Mooshine Kingdom director Milton Horowitz says that, like a lot of Americans, he grew up watching too much television. This eventually led to film school at Cleveland State University, where he met cinematographer Ryan Forte. “Ryan’s younger than me,” says Horowitz. “He’s 21, I’m 32, and even though we’re 11 years apart we still love the same types of films and the same movie techniques.”

While this is ostensibly their first feature film, Forte says he tried to make a feature film when he was younger that became “way too long. I sent it to a film festival and it got turned down and now I’ve just kind of buried it and don’t ever plan on showing it again.” Forte and Horowitz made some short films together before deciding to make a feature film. The two of them assumed most of the major roles in production, with Horowitz writing and directing it, while Forte acted as both cinematographer and editor.

Moonshine Kingdom debuted at the 2013 American Film Market and is being distributed by Nanotech Entertainment on their UltraFlix UHD 4K streaming network.


Filmmaker: Where did the idea for the film come from?
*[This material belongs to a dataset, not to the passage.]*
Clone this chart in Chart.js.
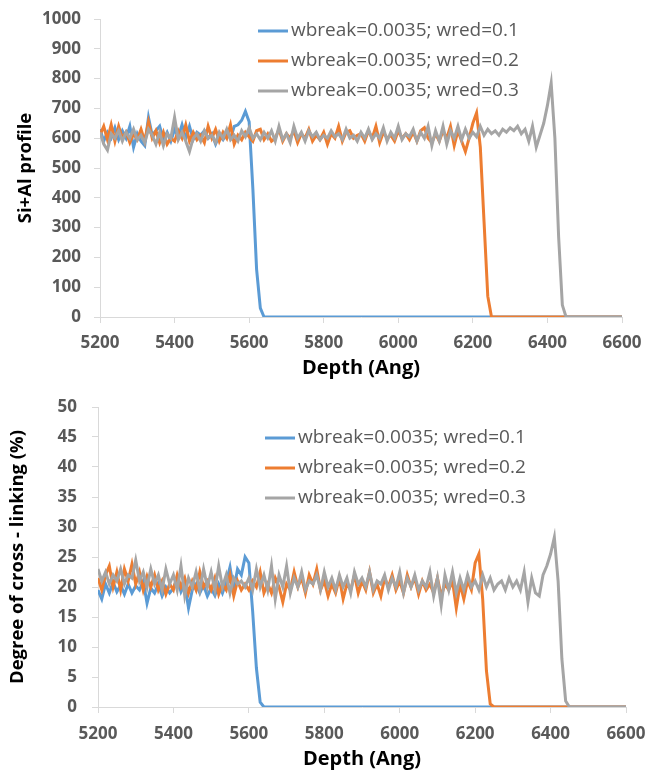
<!DOCTYPE html>
<html>
<head>
<meta charset="utf-8">
<title>Si+Al profile and cross-linking vs depth</title>
<script src="https://cdn.jsdelivr.net/npm/chart.js"></script>
<style>
    body { margin: 0; background: #fff; }
    canvas { display: block; }
</style>
</head>
<body>
<canvas id="profile-chart" width="646" height="387"></canvas>
<canvas id="crosslink-chart" width="646" height="386"></canvas>
<script>
// --- DATA ---
// depth grid, 10 Ang sampling from 5200 to 6600
const DEPTH_MIN = 5200;
const DEPTH_MAX = 6600;
const DEPTH_STEP = 10;
const X_TICKS = [5200, 5400, 5600, 5800, 6000, 6200, 6400, 6600];

const SERIES_LABELS = [
    'wbreak=0.0035; wred=0.1',
    'wbreak=0.0035; wred=0.2',
    'wbreak=0.0035; wred=0.3'
];

// Si+Al profile, one row per 100 Ang
const profileRed01 = [
    630, 590, 620, 600, 635, 595, 625, 600, 640, 570,   // 5200
    615, 590, 575, 670, 610, 625, 640, 595, 620, 590,   // 5300
    630, 605, 645, 600, 640, 595, 620, 610, 625, 600,   // 5400
    615, 580, 610, 595, 615, 600, 640, 645, 660, 690,   // 5500
    655, 430, 160, 30, 0, 0, 0, 0, 0, 0,                // 5600
    0, 0, 0, 0, 0, 0, 0, 0, 0, 0,                       // 5700
    0, 0, 0, 0, 0, 0, 0, 0, 0, 0,                       // 5800
    0, 0, 0, 0, 0, 0, 0, 0, 0, 0,                       // 5900
    0, 0, 0, 0, 0, 0, 0, 0, 0, 0,                       // 6000
    0, 0, 0, 0, 0, 0, 0, 0, 0, 0,                       // 6100
    0, 0, 0, 0, 0, 0, 0, 0, 0, 0,                       // 6200
    0, 0, 0, 0, 0, 0, 0, 0, 0, 0,                       // 6300
    0, 0, 0, 0, 0, 0, 0, 0, 0, 0,                       // 6400
    0, 0, 0, 0, 0, 0, 0, 0, 0, 0,                       // 6500
    0                                                   // 6600
];
const profileRed02 = [
    610, 640, 595, 645, 590, 640, 600, 620, 585, 615,   // 5200
    595, 630, 590, 655, 600, 625, 585, 620, 580, 600,   // 5300
    590, 625, 600, 645, 590, 620, 595, 610, 585, 640,   // 5400
    600, 630, 590, 620, 600, 645, 580, 610, 595, 620,   // 5500
    605, 590, 625, 630, 595, 615, 590, 600, 630, 590,   // 5600
    615, 600, 625, 585, 615, 600, 630, 590, 610, 595,   // 5700
    620, 580, 615, 600, 640, 590, 620, 625, 600, 610,   // 5800
    615, 590, 625, 600, 640, 585, 620, 600, 610, 590,   // 5900
    625, 600, 615, 595, 620, 590, 625, 635, 600, 585,   // 6000
    615, 590, 625, 600, 640, 575, 625, 590, 555, 600,   // 6100
    650, 685, 570, 320, 70, 0, 0, 0, 0, 0,              // 6200
    0, 0, 0, 0, 0, 0, 0, 0, 0, 0,                       // 6300
    0, 0, 0, 0, 0, 0, 0, 0, 0, 0,                       // 6400
    0, 0, 0, 0, 0, 0, 0, 0, 0, 0,                       // 6500
    0                                                   // 6600
];
const profileRed03 = [
    620, 580, 560, 615, 600, 625, 590, 620, 600, 630,   // 5200
    595, 610, 585, 630, 610, 580, 620, 575, 615, 600,   // 5300
    670, 595, 620, 590, 555, 600, 615, 590, 625, 600,   // 5400
    610, 585, 620, 600, 630, 595, 610, 590, 625, 605,   // 5500
    635, 600, 615, 595, 620, 600, 625, 590, 640, 595,   // 5600
    615, 585, 640, 600, 620, 590, 625, 605, 620, 595,   // 5700
    610, 600, 625, 605, 615, 595, 630, 600, 610, 590,   // 5800
    620, 600, 630, 595, 615, 600, 635, 590, 620, 600,   // 5900
    640, 595, 615, 605, 630, 590, 620, 600, 640, 575,   // 6000
    625, 590, 640, 580, 625, 600, 640, 595, 630, 600,   // 6100
    620, 605, 640, 610, 630, 615, 625, 610, 630, 620,   // 6200
    635, 625, 640, 615, 630, 590, 640, 570, 610, 650,   // 6300
    710, 785, 600, 270, 40, 0, 0, 0, 0, 0,              // 6400
    0, 0, 0, 0, 0, 0, 0, 0, 0, 0,                       // 6500
    0                                                   // 6600
];

// degree of cross-linking (%), one row per 100 Ang
const crosslinkRed01 = [
    19.5, 18.0, 20.5, 19.0, 20.8, 19.2, 20.3, 18.8, 20.5, 19.0,   // 5200
    20.2, 19.5, 21.0, 17.3, 19.8, 19.0, 20.5, 18.5, 20.0, 19.0,   // 5300
    19.8, 21.5, 19.2, 20.5, 16.5, 19.5, 20.5, 19.0, 20.3, 18.5,   // 5400
    19.8, 18.6, 20.5, 19.0, 20.8, 23.3, 19.5, 23.0, 22.0, 25.0,   // 5500
    24.0, 16.0, 6.5, 0.8, 0, 0, 0, 0, 0, 0,                       // 5600
    0, 0, 0, 0, 0, 0, 0, 0, 0, 0,                                 // 5700
    0, 0, 0, 0, 0, 0, 0, 0, 0, 0,                                 // 5800
    0, 0, 0, 0, 0, 0, 0, 0, 0, 0,                                 // 5900
    0, 0, 0, 0, 0, 0, 0, 0, 0, 0,                                 // 6000
    0, 0, 0, 0, 0, 0, 0, 0, 0, 0,                                 // 6100
    0, 0, 0, 0, 0, 0, 0, 0, 0, 0,                                 // 6200
    0, 0, 0, 0, 0, 0, 0, 0, 0, 0,                                 // 6300
    0, 0, 0, 0, 0, 0, 0, 0, 0, 0,                                 // 6400
    0, 0, 0, 0, 0, 0, 0, 0, 0, 0,                                 // 6500
    0                                                             // 6600
];
const crosslinkRed02 = [
    21.5, 19.5, 22.0, 23.5, 20.0, 22.5, 19.5, 23.0, 21.0, 23.8,   // 5200
    20.5, 22.5, 19.5, 21.8, 20.0, 22.0, 19.5, 21.0, 18.8, 20.5,   // 5300
    19.5, 22.0, 20.0, 21.5, 19.0, 21.0, 19.5, 22.5, 20.0, 21.0,   // 5400
    19.5, 21.5, 18.8, 20.5, 19.5, 22.0, 18.5, 21.0, 19.5, 20.5,   // 5500
    19.5, 21.0, 20.0, 22.5, 19.0, 20.5, 19.0, 21.5, 20.0, 17.5,   // 5600
    20.5, 19.5, 22.5, 20.0, 21.5, 19.0, 22.0, 20.5, 23.0, 19.5,   // 5700
    21.0, 18.5, 20.5, 19.0, 21.5, 18.0, 20.5, 19.5, 22.0, 19.0,   // 5800
    21.0, 19.5, 22.5, 19.0, 20.5, 18.5, 21.5, 20.0, 22.0, 19.5,   // 5900
    21.0, 19.0, 22.0, 20.0, 21.5, 18.8, 21.0, 19.5, 20.5, 19.0,   // 6000
    21.5, 18.5, 20.5, 19.5, 21.0, 16.5, 20.5, 18.0, 21.0, 19.5,   // 6100
    24.0, 25.5, 18.0, 6.0, 0.5, 0, 0, 0, 0, 0,                    // 6200
    0, 0, 0, 0, 0, 0, 0, 0, 0, 0,                                 // 6300
    0, 0, 0, 0, 0, 0, 0, 0, 0, 0,                                 // 6400
    0, 0, 0, 0, 0, 0, 0, 0, 0, 0,                                 // 6500
    0                                                             // 6600
];
const crosslinkRed03 = [
    23.0, 21.0, 22.5, 20.5, 22.0, 21.0, 23.0, 20.5, 22.0, 21.5,   // 5200
    24.5, 21.0, 22.5, 20.0, 23.0, 20.5, 22.0, 19.5, 23.0, 20.5,   // 5300
    22.0, 19.5, 23.5, 18.5, 21.5, 20.0, 22.5, 19.5, 23.0, 20.0,   // 5400
    22.5, 19.5, 23.5, 20.0, 22.0, 19.0, 21.5, 20.5, 21.0, 20.0,   // 5500
    21.5, 19.5, 23.0, 20.0, 22.0, 19.5, 23.5, 18.0, 22.0, 20.0,   // 5600
    23.5, 19.0, 21.5, 20.0, 22.5, 19.5, 21.0, 20.5, 22.0, 19.5,   // 5700
    22.5, 20.0, 21.5, 19.5, 22.0, 20.0, 21.5, 19.0, 22.5, 20.5,   // 5800
    21.5, 20.0, 22.5, 19.5, 21.0, 20.5, 22.0, 19.5, 21.5, 20.0,   // 5900
    22.5, 19.0, 21.5, 20.0, 22.0, 19.5, 21.0, 20.0, 22.5, 18.5,   // 6000
    21.5, 17.0, 22.0, 19.5, 22.5, 19.0, 21.5, 19.5, 22.0, 20.0,   // 6100
    21.0, 19.5, 22.0, 20.0, 21.5, 19.5, 20.5, 21.0, 19.5, 21.5,   // 6200
    20.0, 21.0, 19.5, 22.5, 17.5, 21.5, 19.0, 18.5, 22.0, 23.5,   // 6300
    25.5, 28.3, 21.0, 8.0, 1.0, 0, 0, 0, 0, 0,                    // 6400
    0, 0, 0, 0, 0, 0, 0, 0, 0, 0,                                 // 6500
    0                                                             // 6600
];

window.addEventListener('load', () => {

    // --- STYLE ---
    const COLORS = ['#5B9BD5', '#ED7D31', '#A5A5A5'];
    const FONT = '"Open Sans", "Liberation Sans", sans-serif';
    const TICK_COLOR = '#595959';
    const AXIS_COLOR = '#D9D9D9';

    const depths = [];
    for (let d = DEPTH_MIN; d <= DEPTH_MAX; d += DEPTH_STEP) depths.push(d);

    function toPoints(values) {
        return depths.map((d, i) => ({ x: d, y: values[i] }));
    }

    // plain numbers on the axes, no thousands separator
    const plainNumber = value => String(value);

    // legend drawn inside the plot, at the spot Excel put it
    const inlineLegend = {
        id: 'inlineLegend',
        afterDraw(chart, args, opts) {
            const ctx = chart.ctx;
            ctx.save();
            ctx.font = opts.font;
            ctx.textBaseline = 'middle';
            ctx.textAlign = 'left';
            chart.data.datasets.forEach((ds, i) => {
                const y = opts.top + i * opts.rowGap;
                ctx.strokeStyle = ds.borderColor;
                ctx.lineWidth = 3;
                ctx.beginPath();
                ctx.moveTo(opts.left, y);
                ctx.lineTo(opts.left + opts.lineLength, y);
                ctx.stroke();
                ctx.fillStyle = opts.color;
                ctx.fillText(ds.label, opts.left + opts.lineLength + opts.gap, y);
            });
            ctx.restore();
        }
    };

    function makeChart(canvasId, cfg) {
        const ctx = document.getElementById(canvasId).getContext('2d');
        // gray on top of orange on top of blue
        const datasets = cfg.series.map((values, i) => ({
            label: SERIES_LABELS[i],
            data: toPoints(values),
            borderColor: COLORS[i],
            backgroundColor: COLORS[i],
            borderWidth: 3,
            pointRadius: 0,
            tension: 0,
            order: 3 - i
        }));

        return new Chart(ctx, {
            type: 'line',
            data: { datasets: datasets },
            plugins: [inlineLegend],
            options: {
                responsive: false,
                animation: false,
                events: [],
                layout: { padding: cfg.padding },
                plugins: {
                    legend: { display: false },
                    tooltip: { enabled: false },
                    inlineLegend: Object.assign({
                        font: '19px ' + FONT,
                        color: TICK_COLOR,
                        lineLength: 30,
                        gap: 3,
                        rowGap: 30
                    }, cfg.legend)
                },
                scales: {
                    x: {
                        type: 'linear',
                        min: DEPTH_MIN,
                        max: DEPTH_MAX,
                        // fixed box; label overhang is covered by layout padding
                        afterFit: s => {
                            s.height = cfg.xAxisHeight;
                            s.paddingLeft = 0;
                            s.paddingRight = 0;
                        },
                        afterBuildTicks: s => { s.ticks = X_TICKS.map(v => ({ value: v })); },
                        border: { color: AXIS_COLOR, width: 1 },
                        grid: { drawOnChartArea: false, color: AXIS_COLOR, tickLength: 6 },
                        ticks: {
                            color: TICK_COLOR,
                            font: { family: FONT, size: 17, weight: 'bold' },
                            padding: cfg.xTickPadding,
                            maxRotation: 0,
                            autoSkip: false,
                            callback: plainNumber
                        },
                        title: {
                            display: true,
                            text: 'Depth (Ang)',
                            color: '#000',
                            font: { family: FONT, size: 20, weight: 'bold' },
                            padding: { top: 0, bottom: cfg.xTitlePadding }
                        }
                    },
                    y: {
                        min: 0,
                        max: cfg.yMax,
                        afterFit: s => {
                            s.width = cfg.yAxisWidth;
                            s.paddingTop = 0;
                            s.paddingBottom = 0;
                        },
                        border: { color: AXIS_COLOR, width: 1 },
                        grid: { drawOnChartArea: false, color: AXIS_COLOR, tickLength: 6 },
                        ticks: {
                            stepSize: cfg.yStep,
                            color: TICK_COLOR,
                            font: { family: FONT, size: 17, weight: 'bold' },
                            padding: cfg.yTickPadding,
                            callback: plainNumber
                        },
                        title: {
                            display: true,
                            text: cfg.yTitle,
                            color: '#000',
                            font: { family: FONT, size: 18.5, weight: 'bold' },
                            padding: { top: cfg.yTitlePadding, bottom: 0 }
                        }
                    }
                }
            }
        });
    }

    // --- CHARTS ---
    makeChart('profile-chart', {
        series: [profileRed01, profileRed02, profileRed03],
        yMax: 1000,
        yStep: 100,
        yTitle: 'Si+Al profile',
        yTitlePadding: 15,
        yAxisWidth: 100,
        yTickPadding: 13,
        xAxisHeight: 70,
        xTickPadding: 10,
        xTitlePadding: 7,
        padding: { left: 0, top: 19, right: 24, bottom: 0 },
        legend: { left: 258, top: 31 }
    });

    makeChart('crosslink-chart', {
        series: [crosslinkRed01, crosslinkRed02, crosslinkRed03],
        yMax: 50,
        yStep: 5,
        yTitle: 'Degree of cross - linking (%)',
        yTitlePadding: 7,
        yAxisWidth: 98,
        yTickPadding: 15,
        xAxisHeight: 66,
        xTickPadding: 11,
        xTitlePadding: 2,
        padding: { left: 0, top: 20, right: 20, bottom: 0 },
        legend: { left: 265, top: 51 }
    });
});
</script>
</body>
</html>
Horowitz: We had been doing commercials and the guy who was paying for them decided that he wanted to make a film. We were searching for different ideas of narrative topics that are popular and we felt that the Amish and moonshine were subjects that were really popular right now; there’s television shows on both topics. So we wanted to focus on those topics but we didn’t know exactly how. We didn’t really know anything about Amish people other than what they tell you on TV.

I have an uncle who owns a farm near an Amish community, so I went out there and started talking to him about what we were doing. We really liked his property. We knew that if we were shooting a film with a low budget and we didn’t have huge actors in our film, we had to at least have beautiful scenery and stunning vistas. Huntsburg, Ohio offered that; it’s so beautiful and green and very untouched.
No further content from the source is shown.